What the Chips and Cheese Investigation Adds
The Chips and Cheese article goes further than the kernel documentation by actually measuring split lock behavior across different microarchitectures and quantifying the system-wide impact with real benchmarks. The key value of that kind of low-level empirical investigation is that it tells you what actually happens on silicon rather than what the architecture manual says should happen. Those two things frequently differ in ways that matter for performance-sensitive code.
Microarchitectural behavior around memory serialization is an area where vendor documentation is often incomplete. The interaction between the MESIF protocol, the ring bus or mesh interconnect, and the legacy bus lock signal involves hardware decisions that are not fully specified.
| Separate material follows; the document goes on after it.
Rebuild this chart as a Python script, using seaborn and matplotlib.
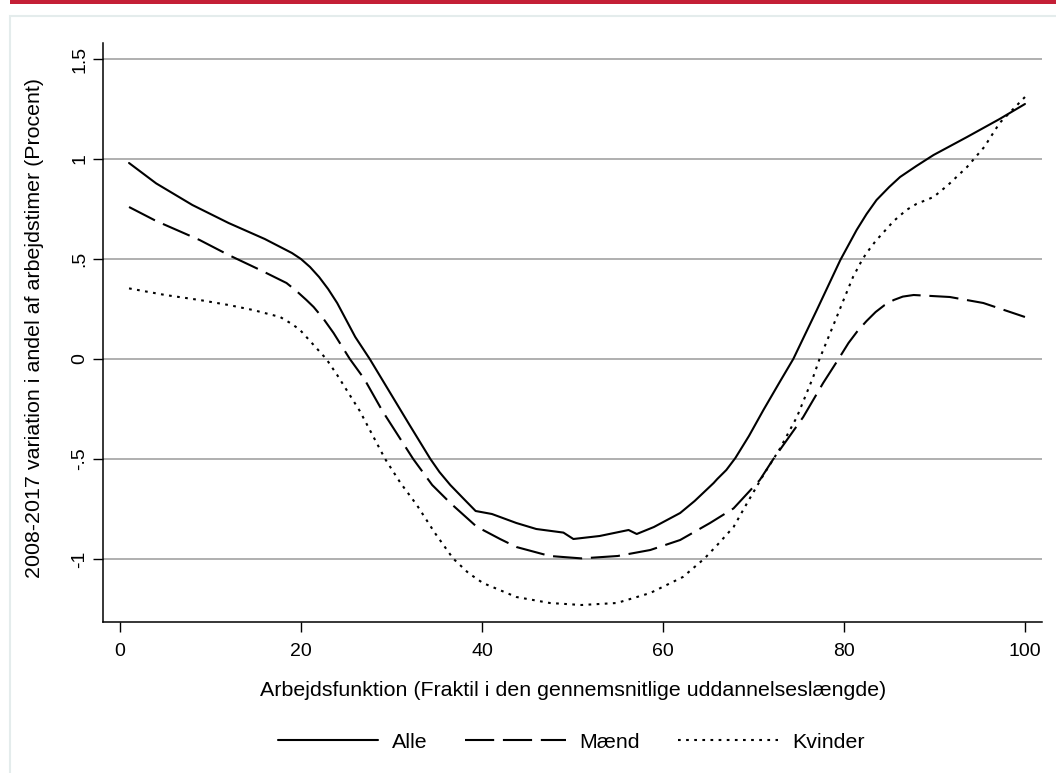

Empirical testing is frequently the only way to establish ground truth.
Practical Takeaways
Split locks are infrequent in well-written modern code, but they are not rare in legacy codebases, in code that does a lot of casting through packed structures, or in hypervisor and kernel code handling hardware with unusual memory layouts. The performance penalty when they do occur is severe enough to be observable at the application level, and in multi-tenant environments the blast radius extends beyond the offending process.
Enabling split_lock_detect=warn in development and staging environments costs nothing and gives you early warning before a subtle misalignment makes it into production. For new code, using language-level alignment guarantees and keeping atomic operations on naturally aligned addresses avoids the problem entirely. The x86 architecture will continue to support split locks indefinitely for compatibility reasons, but there is no reason to trigger them accidentally.